• **JOB**: Return each line of the data below verbatim; pictures are to be left out.

• **RECORDED DATA**:
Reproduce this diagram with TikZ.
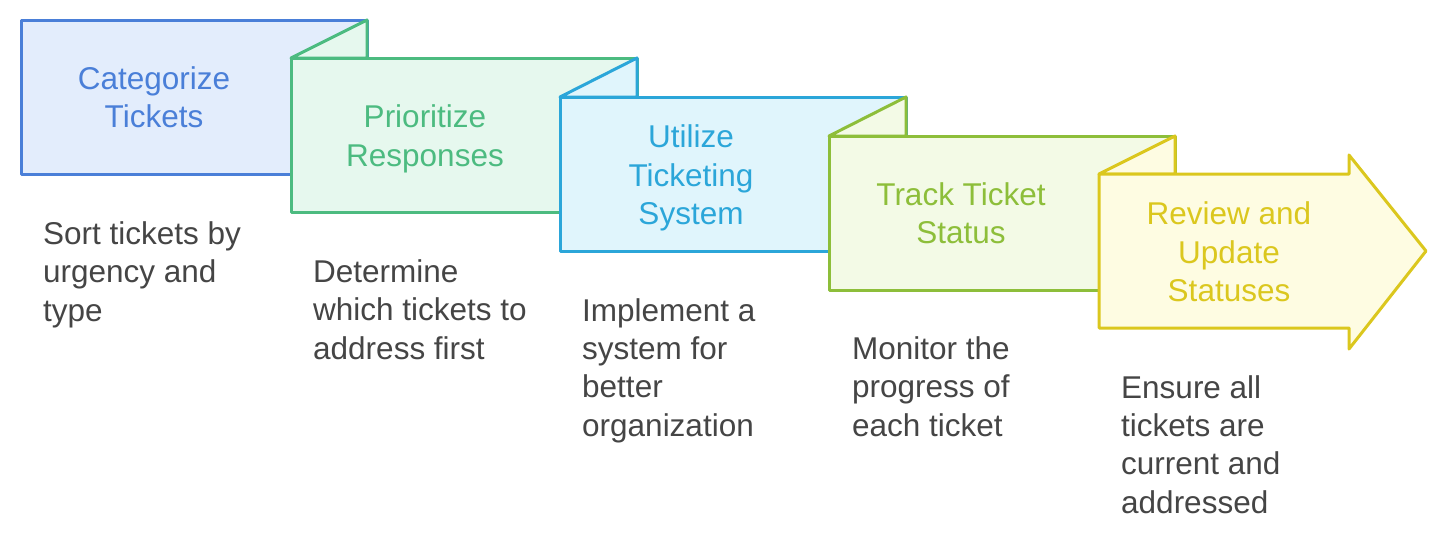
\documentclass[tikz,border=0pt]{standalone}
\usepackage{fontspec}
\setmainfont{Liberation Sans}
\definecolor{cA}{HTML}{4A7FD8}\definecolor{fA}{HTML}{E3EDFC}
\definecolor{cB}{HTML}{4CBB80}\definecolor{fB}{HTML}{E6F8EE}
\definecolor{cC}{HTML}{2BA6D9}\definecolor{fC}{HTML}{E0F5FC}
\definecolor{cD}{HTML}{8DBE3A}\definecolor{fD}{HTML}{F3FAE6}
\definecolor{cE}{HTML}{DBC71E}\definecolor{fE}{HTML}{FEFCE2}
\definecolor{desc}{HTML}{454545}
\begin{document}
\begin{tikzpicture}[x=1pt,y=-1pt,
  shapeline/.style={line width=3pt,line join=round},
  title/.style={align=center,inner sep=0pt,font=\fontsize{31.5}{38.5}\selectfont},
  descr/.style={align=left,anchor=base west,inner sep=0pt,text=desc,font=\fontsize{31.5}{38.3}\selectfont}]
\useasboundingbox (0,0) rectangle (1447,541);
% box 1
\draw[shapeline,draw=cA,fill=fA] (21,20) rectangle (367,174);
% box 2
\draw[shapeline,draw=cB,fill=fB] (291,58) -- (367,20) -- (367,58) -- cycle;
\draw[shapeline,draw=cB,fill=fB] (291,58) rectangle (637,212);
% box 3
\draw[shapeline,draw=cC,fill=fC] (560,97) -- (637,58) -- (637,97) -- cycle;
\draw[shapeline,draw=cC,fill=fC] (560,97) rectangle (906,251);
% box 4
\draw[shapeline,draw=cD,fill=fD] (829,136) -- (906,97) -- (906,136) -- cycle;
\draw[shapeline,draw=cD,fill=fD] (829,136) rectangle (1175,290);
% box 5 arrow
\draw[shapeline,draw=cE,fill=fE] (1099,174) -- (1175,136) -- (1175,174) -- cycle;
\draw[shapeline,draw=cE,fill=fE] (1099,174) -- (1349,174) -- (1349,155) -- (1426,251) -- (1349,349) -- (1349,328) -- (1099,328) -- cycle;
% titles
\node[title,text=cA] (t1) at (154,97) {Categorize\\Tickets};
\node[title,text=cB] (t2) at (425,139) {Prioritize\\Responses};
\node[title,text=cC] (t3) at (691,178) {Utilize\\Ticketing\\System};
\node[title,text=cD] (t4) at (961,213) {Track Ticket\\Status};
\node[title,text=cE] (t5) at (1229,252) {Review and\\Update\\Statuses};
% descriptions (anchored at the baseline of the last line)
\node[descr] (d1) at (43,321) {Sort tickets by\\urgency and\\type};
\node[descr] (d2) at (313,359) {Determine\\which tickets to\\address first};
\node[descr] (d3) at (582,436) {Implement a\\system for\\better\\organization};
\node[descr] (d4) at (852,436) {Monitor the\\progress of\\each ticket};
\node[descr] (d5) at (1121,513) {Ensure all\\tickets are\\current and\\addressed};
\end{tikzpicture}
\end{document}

• **FINAL RESULT**:
Reproduce this diagram with TikZ.
\documentclass[tikz,border=0pt]{standalone}
\usepackage{fontspec}
\setmainfont{Liberation Sans}
\definecolor{cA}{HTML}{4A7FD8}\definecolor{fA}{HTML}{E3EDFC}
\definecolor{cB}{HTML}{4CBB80}\definecolor{fB}{HTML}{E6F8EE}
\definecolor{cC}{HTML}{2BA6D9}\definecolor{fC}{HTML}{E0F5FC}
\definecolor{cD}{HTML}{8DBE3A}\definecolor{fD}{HTML}{F3FAE6}
\definecolor{cE}{HTML}{DBC71E}\definecolor{fE}{HTML}{FEFCE2}
\definecolor{desc}{HTML}{454545}
\begin{document}
\begin{tikzpicture}[x=1pt,y=-1pt,
  shapeline/.style={line width=3pt,line join=round},
  title/.style={align=center,inner sep=0pt,font=\fontsize{31.5}{38.5}\selectfont},
  descr/.style={align=left,anchor=base west,inner sep=0pt,text=desc,font=\fontsize{31.5}{38.3}\selectfont}]
\useasboundingbox (0,0) rectangle (1447,541);
% box 1
\draw[shapeline,draw=cA,fill=fA] (21,20) rectangle (367,174);
% box 2
\draw[shapeline,draw=cB,fill=fB] (291,58) -- (367,20) -- (367,58) -- cycle;
\draw[shapeline,draw=cB,fill=fB] (291,58) rectangle (637,212);
% box 3
\draw[shapeline,draw=cC,fill=fC] (560,97) -- (637,58) -- (637,97) -- cycle;
\draw[shapeline,draw=cC,fill=fC] (560,97) rectangle (906,251);
% box 4
\draw[shapeline,draw=cD,fill=fD] (829,136) -- (906,97) -- (906,136) -- cycle;
\draw[shapeline,draw=cD,fill=fD] (829,136) rectangle (1175,290);
% box 5 arrow
\draw[shapeline,draw=cE,fill=fE] (1099,174) -- (1175,136) -- (1175,174) -- cycle;
\draw[shapeline,draw=cE,fill=fE] (1099,174) -- (1349,174) -- (1349,155) -- (1426,251) -- (1349,349) -- (1349,328) -- (1099,328) -- cycle;
% titles
\node[title,text=cA] (t1) at (154,97) {Categorize\\Tickets};
\node[title,text=cB] (t2) at (425,139) {Prioritize\\Responses};
\node[title,text=cC] (t3) at (691,178) {Utilize\\Ticketing\\System};
\node[title,text=cD] (t4) at (961,213) {Track Ticket\\Status};
\node[title,text=cE] (t5) at (1229,252) {Review and\\Update\\Statuses};
% descriptions (anchored at the baseline of the last line)
\node[descr] (d1) at (43,321) {Sort tickets by\\urgency and\\type};
\node[descr] (d2) at (313,359) {Determine\\which tickets to\\address first};
\node[descr] (d3) at (582,436) {Implement a\\system for\\better\\organization};
\node[descr] (d4) at (852,436) {Monitor the\\progress of\\each ticket};
\node[descr] (d5) at (1121,513) {Ensure all\\tickets are\\current and\\addressed};
\end{tikzpicture}
\end{document}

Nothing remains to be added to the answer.